Bloomberg -- JPMorgan Chase & Co. Chief Executive Officer Jamie Dimon told employees to prepare for more legal woes while the bank undertakes an “unprecedented effort” to comply with regulations.

“We are all well aware of the news around the legal and regulatory issues facing our company, and in the coming weeks and months we need to be braced for more to come,” Dimon said today in an e-mail to JPMorgan’s more than 250,000 employees.

JPMorgan, the largest U.S. lender, increased spending on internal controls by about $1 billion this year and dedicated more than $750 million “to address several of our consent orders,” Dimon said. At least 5,000 people at the New York- based company have been assigned to compliance, he said.

The bank will pay at least $750 million to close some regulatory probes into its record London Whale trading loss last year, people familiar with the matter said. That includes about $200 million to resolve Securities and Exchange Commission claims, a person with knowledge of the matter said today, requesting anonymity because the agreement isn’t public.

The Commodity Futures Trading Commission, which has been investigating whether the bank manipulated trading in credit derivatives, is unlikely to announce a settlement at the same time as the other regulators, according to people familiar with the matter.


The 2010 Dodd-Frank Act made it easier for the CFTC to bring cases against traders accused of manipulating derivatives markets. The CFTC completed rules in 2011 that require the agency to show that traders acted recklessly in manipulative schemes. Earlier rules required the enforcement division to prove that traders intentionally manipulated markets. The CFTC’s investigation into possible manipulation would fall under the new standards, one of the people said.
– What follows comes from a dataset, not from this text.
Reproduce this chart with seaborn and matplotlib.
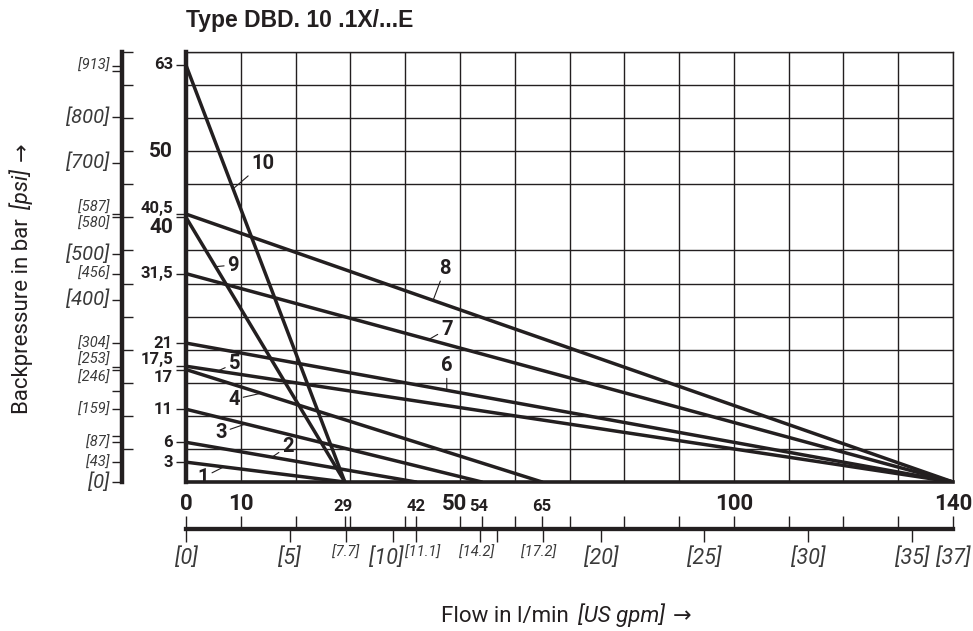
import numpy as np
import pandas as pd
import seaborn as sns
import matplotlib.pyplot as plt
from matplotlib import font_manager
from matplotlib.ticker import FixedLocator, NullFormatter

# characteristic curves: backpressure at zero flow [bar], flow at zero backpressure [l/min]
curve_ids = ['1', '2', '3', '4', '5', '6', '7', '8', '9', '10']
p_zero_flow = [3, 6, 11, 17, 17.5, 21, 31.5, 40.5, 40, 63]
q_zero_press = [29, 42, 54, 65, 140, 140, 140, 140, 29, 29]

# bar scale
bar_vals = [63, 50, 40.5, 40, 31.5, 21, 17.5, 17, 11, 6, 3]
bar_text = ['63', '50', '40,5', '40', '31,5', '21', '17,5', '17', '11', '6', '3']

# psi scale
psi_vals = [913, 800, 700, 587, 580, 500, 456, 400, 304, 253, 246, 159, 87, 43, 0]
psi_text = ['[913]', '[800]', '[700]', '[587]', '[580]', '[500]', '[456]', '[400]',
            '[304]', '[253]', '[246]', '[159]', '[87]', '[43]', '[0]']
psi_plain = [100, 200, 900]

# flow scale l/min
lpm_vals = [0, 10, 29, 42, 50, 54, 65, 100, 140]
lpm_text = ['0', '10', '29', '42', '50', '54', '65', '100', '140']

# flow scale US gpm
gpm_vals = [0, 5, 7.7, 10, 11.1, 14.2, 17.2, 20, 25, 30, 35, 37]
gpm_text = ['[0]', '[5]', '[7.7]', '[10]', '[11.1]', '[14.2]', '[17.2]',
            '[20]', '[25]', '[30]', '[35]', '[37]']
gpm_plain = [15]

PSI_PER_BAR = 14.5038
LPM_PER_GPM = 3.78541

df = pd.DataFrame({
    'curve': np.repeat(curve_ids, 2),
    'flow': np.column_stack([np.zeros(len(curve_ids)), q_zero_press]).ravel(),
    'bar': np.column_stack([p_zero_flow, np.zeros(len(curve_ids))]).ravel(),
})

sns.set_style('white')
names = {f.name for f in font_manager.fontManager.ttflist}
num_font = 'Liberation Sans Narrow' if 'Liberation Sans Narrow' in names else 'Roboto'
plt.rcParams['font.family'] = ['Roboto', 'DejaVu Sans']

ink = '#231f20'
grey = '#3a3a3a'
W, H = 973, 631

fig = plt.figure(figsize=(W / 100, H / 100), dpi=100)
ax = fig.add_axes([186 / W, 149 / H, 767 / W, 430 / H])

sns.lineplot(data=df, x='flow', y='bar', hue='curve', palette=[ink] * len(curve_ids),
             legend=False, linewidth=2.5, sort=False, estimator=None, ax=ax)

ax.set_xlim(0, 140)
ax.set_ylim(0, 65)
ax.xaxis.set_major_locator(FixedLocator(np.arange(0, 141, 10)))
ax.yaxis.set_major_locator(FixedLocator([v for v in bar_vals if v != 50]))
ax.yaxis.set_minor_locator(FixedLocator(np.arange(0, 66, 5)))
ax.xaxis.set_major_formatter(NullFormatter())
ax.yaxis.set_major_formatter(NullFormatter())
ax.tick_params(axis='x', which='both', length=0)
ax.tick_params(axis='y', which='minor', length=0)
ax.tick_params(axis='y', which='major', direction='out', length=7, width=1, color=ink, left=True)
ax.grid(True, axis='x', which='major', color=ink, lw=1.0)
ax.grid(True, axis='y', which='minor', color=ink, lw=1.0)
for side, lw in [('left', 3.2), ('bottom', 2.6), ('top', 1.0), ('right', 1.0)]:
    ax.spines[side].set_linewidth(lw)
    ax.spines[side].set_color(ink)
ax.set_xlabel('')
ax.set_ylabel('')

# psi axis
psi_loc = -0.0834
psi_ax = ax.secondary_yaxis(psi_loc, functions=(lambda b: b * PSI_PER_BAR,
                                                 lambda p: p / PSI_PER_BAR))
psi_ax.set_ticks(psi_vals + psi_plain)
psi_ax.yaxis.set_major_formatter(NullFormatter())
psi_ax.yaxis.set_minor_locator(FixedLocator([b * PSI_PER_BAR for b in range(5, 66, 5)]))
psi_ax.tick_params(which='major', direction='out', length=7, width=1, color=ink, labelleft=False)
psi_ax.tick_params(which='minor', direction='in', length=8, width=1, color=ink)
psi_ax.spines['left'].set_linewidth(3.2)
psi_ax.spines['left'].set_color(ink)

# flow axes below the chart
flow_loc = -0.1093
lpm_ax = ax.secondary_xaxis(flow_loc, functions=(lambda q: q, lambda q: q))
lpm_ax.set_ticks(list(range(0, 141, 10)) + [29, 42, 54, 65])
lpm_ax.tick_params(direction='in', length=9.5, width=1, color=ink, labelbottom=False)
gpm_ax = ax.secondary_xaxis(flow_loc, functions=(lambda q: q / LPM_PER_GPM,
                                                  lambda g: g * LPM_PER_GPM))
gpm_ax.set_ticks(gpm_vals + gpm_plain)
gpm_ax.tick_params(direction='out', length=9.5, width=1, color=ink, labelbottom=False)
for sec in (lpm_ax, gpm_ax):
    sec.spines['bottom'].set_linewidth(3)
    sec.spines['bottom'].set_color(ink)

# bar labels
bar_big = {'50', '40'}
bar_dy = {'63': 1, '40,5': 6, '40': -10, '17,5': 7, '17': -8}
for v, s in zip(bar_vals, bar_text):
    ax.annotate(s, xy=(0, v), xycoords=ax.get_yaxis_transform(),
                xytext=(-13, bar_dy.get(s, 0)), textcoords='offset pixels',
                ha='right', va='center', fontsize=15 if s in bar_big else 12,
                fontweight='bold', family=[num_font, 'DejaVu Sans'], color=ink,
                annotation_clip=False)

# psi labels
psi_big = {'[800]', '[700]', '[500]', '[400]', '[0]'}
psi_dy = {'[587]': 6, '[580]': -6, '[253]': 7, '[246]': -8}
for v, s in zip(psi_vals, psi_text):
    ax.annotate(s, xy=(psi_loc, v / PSI_PER_BAR), xycoords=ax.get_yaxis_transform(),
                xytext=(-13, psi_dy.get(s, 0)), textcoords='offset pixels',
                ha='right', va='center', fontsize=14.5 if s in psi_big else 10.5,
                style='italic', family=[num_font, 'DejaVu Sans'], color=grey,
                annotation_clip=False)

# l/min labels
lpm_big = {'0', '10', '50', '100', '140'}
lpm_dx = {'50': -5, '54': -3, '29': -2}
for v, s in zip(lpm_vals, lpm_text):
    big = s in lpm_big
    ax.annotate(s, xy=(v, 0), xycoords=ax.get_xaxis_transform(),
                xytext=(lpm_dx.get(s, 0), -27.5 if big else -29), textcoords='offset pixels',
                ha='center', va='baseline', fontsize=16 if big else 12,
                fontweight='bold', family=[num_font, 'DejaVu Sans'], color=ink,
                annotation_clip=False)

# gpm labels
gpm_small = {'[7.7]', '[11.1]', '[14.2]', '[17.2]'}
gpm_dx = {'[10]': -7, '[11.1]': 6.5, '[14.2]': -4, '[17.2]': -4}
for v, s in zip(gpm_vals, gpm_text):
    small = s in gpm_small
    ax.annotate(s, xy=(v * LPM_PER_GPM, flow_loc), xycoords=ax.get_xaxis_transform(),
                xytext=(gpm_dx.get(s, 0), -24 if small else -29), textcoords='offset pixels',
                ha='center', va='center', fontsize=10.5 if small else 15.5,
                style='italic', family=[num_font, 'DejaVu Sans'], color=grey,
                annotation_clip=False)

# curve numbers with leaders: text x, text y, flow where leader meets curve
label_pos = {'1': (3.1, 0.7, 6.9), '2': (18.6, 5.4, 15.7), '3': (6.4, 7.5, 10.9),
             '4': (8.8, 12.5, 13.7), '5': (8.8, 17.9, 5.8), '6': (47.6, 17.6, 47.6),
             '7': (47.6, 23.1, 44.3), '8': (47.3, 32.3, 45.1), '9': (8.6, 32.8, 5.4),
             '10': (14.05, 48.2, 8.6)}
for cid, p0, q0 in zip(curve_ids, p_zero_flow, q_zero_press):
    tx, ty, qa = label_pos[cid]
    ax.annotate(cid, xy=(qa, p0 * (1 - qa / q0)), xytext=(tx, ty),
                ha='center', va='center', fontsize=14.5, fontweight='bold',
                family=[num_font, 'DejaVu Sans'], color=ink, annotation_clip=False,
                arrowprops=dict(arrowstyle='-', lw=0.8, color=ink, shrinkA=0, shrinkB=0))

ax.set_title('Type DBD. 10 .1X/...E', loc='left', fontsize=16.5, fontweight='bold',
             family=['Liberation Sans', 'DejaVu Sans'], color=ink, pad=18)


# axis titles: plain words, italic unit, arrow; pieces laid out one after another
def write_parts(x, y, parts, vertical=False):
    renderer = fig.canvas.get_renderer()
    for s, style, gap in parts:
        fam = ['DejaVu Sans'] if s == '→' else ['Roboto', 'DejaVu Sans']
        t = fig.text(x / W, 1 - y / H, s, rotation=90 if vertical else 0,
                     rotation_mode='anchor', ha='left', va='baseline',
                     fontsize=16, style=style, family=fam, color=ink)
        bb = t.get_window_extent(renderer)
        if vertical:
            y -= bb.height + gap
        else:
            x += bb.width + gap


write_parts(441, 622, [('Flow in l/min', 'normal', 9), ('[US gpm]', 'italic', 8),
                       ('→', 'normal', 0)])
write_parts(28, 414, [('Backpressure in bar', 'normal', 9), ('[psi]', 'italic', 8),
                      ('→', 'normal', 0)], vertical=True)

fig.savefig('out.png', dpi=100)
The expected regulatory settlements won’t affect criminal probes of JPMorgan, according to a person familiar with the matter who asked not to be identified because the matter isn’t public.

The Justice Department, which charged two former JPMorgan traders for allegedly trying to conceal the so-called London Whale loss last year, is continuing its investigation of that matter, the person said. It’s also examining possible manipulation of the energy markets and whether Bear Stearns Cos., which JPMorgan acquired in 2008, provided misleading information about its mortgage bonds prior to the financial crisis, according to the person.


The bank is also the target of other criminal investigations, including probes into mortgage bond sales practices and hiring in Asia, people familiar with the matter have said.

JPMorgan is operating under consent orders for previous violations including municipal bond trading, foreclosures, anti- money laundering practices and internal controls.

“We have re-prioritized our major projects and initiatives, deployed massive new resources and refocused critical managerial time on this effort,” said Dimon, 57.

JPMorgan is simplifying its business by eliminating products and services that aren’t central to its operations, Dimon said. The bank quit student lending, is getting out of physical commodities sales and trading, and will cut use of outside vendors, he said. JPMorgan is also reviewing ties with foreign banks while seeking to strengthen anti-money laundering controls, he said.

Dimon in past years criticized banking regulators in the U.S. and abroad for producing rules that he said threatened to impair economic growth. In today’s letter, Dimon said, “we are building a more open and transparent relationship with our regulators.”